Peronism returns to the forefront of Argentine politics

Peronism returns to the forefront of Argentine politics

The amorphous populist movement is set to play a major role in October elections

General Juan Domingo Perón, one of the most successful populists of the last century, once claimed that all Argentines are Peronists. While his many fierce detractors might shudder at the idea, the way Argentina’s presidential race is shaping up suggests he may have had a point.

Perón, a fervent nationalist with authoritarian tendencies, highlighted three guiding principles of his party: political sovereignty, economic independence and social justice. Peronism has also had a strong connection with trade unions and patronage-based politics.

But it is an ideologically versatile party that has swung abruptly from the freewheeling neoliberalism of Carlos Menem in the 1990s when Argentina boasted of “carnal relations” with the US, to leftist nationalism and virtual autarchy under Cristina Fernández de Kirchner, who left power in 2015.

Peronism has also had an intimate relationship with the economic crises that have hit Argentina roughly every decade since its founder first came to power in 1946. The very term strikes fear into the hearts of many investors, who are painfully aware that Argentina has agreed more than 20 programmes with the IMF in that period — almost all of them ending badly.

With a presidential election due in October that could decide the fate of the IMF’s biggest bailout programme ever — a $56bn package agreed only last year — the stakes could hardly be higher.

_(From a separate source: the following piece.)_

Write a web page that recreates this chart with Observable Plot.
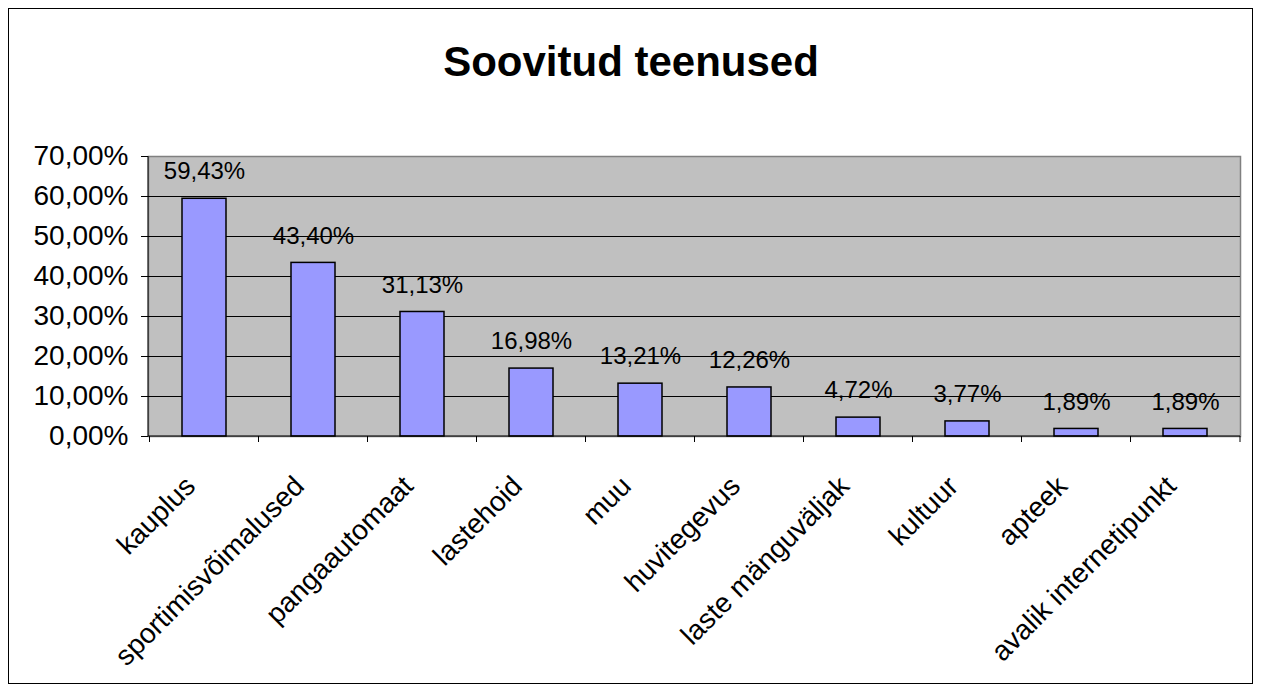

In a campaign full of unexpected twists, many Argentines were surprised by Mr Macri’s choice of an influential Peronist senator, Miguel Angel Pichetto, as his running mate. It was seen as something of a backhanded compliment to the continuing strength of the Peronist movement.

“Macri needs all the help he can get,” said Steven Levitsky, a professor of government at Harvard University and a respected authority on Peronism, who said that Peronism may be diminished, but it was still in “good shape”.

Markets, meanwhile, welcomed Mr Macri’s choice of a Peronist as his running mate. Analysts believed it would bolster the president’s chances of re-election and contribute towards governability should he win.

“Here we have a Peronist that is joining [the ruling coalition], not the other way around,” said Fernando Iglesias, a congressman for the ruling coalition and author of It’s Peronism, Stupid, a book that blames the party for Argentina’s inexorable economic decline over the past 70 years.

He explained that Mr Macri was merely making “reasonable” overtures to “an electorate that needs to be won over”. Argentina is in the grip of a recession, with high unemployment and galloping inflation, and Mr Macri is struggling to convince voters that his painful economic policies will bear fruit.

Whether Mr Macri succeeds in October’s presidential election depends partly on the strength of another similarly unexpected slate. Former Peronist president Cristina Fernández surprised Argentines by announcing that she would run this time for vice-president, and had chosen Alberto Fernández, her little-known former cabinet chief and no relation, to run for president in her place.

There is also a group of so-called “moderate” Peronists led by former economy minister Roberto Lavagna, which polls suggest will come third in the polls.

Peronism is so kaleidoscopic that even Mr Macri’s coalition, renamed “Together for Change” since Mr Pichetto joined, has some roots in the party. Mr Levitsky pointed out that not only was Mr Macri’s father, a businessman whose fortune was earned through public sector contracts, closely connected to Peronism, but Mr Macri himself spent 12 years leading a “pretty Peronist” institution — the legendary football club, Boca Juniors.

 “Macri differs from other non-Peronists in that he has always recognised that it is politically useful to blur the lines between Peronism and anti-Peronism, to not be perceived as a ‘gorila’,” said Mr Levitsky, using the derogatory Argentine term for staunch anti-Peronists. “He uses Peronist symbols and practices, and has always intelligently developed an image and a brand that is not so hardcore anti-Peronist.”

Whether that will be enough for Mr Macri to win over enough Peronist voters to triumph in October is unclear. His choice of Mr Pichetto as a running mate — like Ms Fernández’s decision to step aside — was driven more by political boldness than informed calculation, said María Esperanza Casullo, a political scientist at the National University of Río Negro.

“We have never before experienced elections like these, where a president has a chance of being re-elected but could also lose,” she added, pointing out that so far, Mr Pichetto has failed to bring many notable Peronists — like senators, regional governors or union leaders — with him to Mr Macri’s coalition.

Either way, Julio Bárbaro, who was a Peronist congressman in the 1970s under Perón’s last government, was gloomy about the future of Peronism: “When Peronism is everywhere it is because it is nowhere. It is nothing any more.”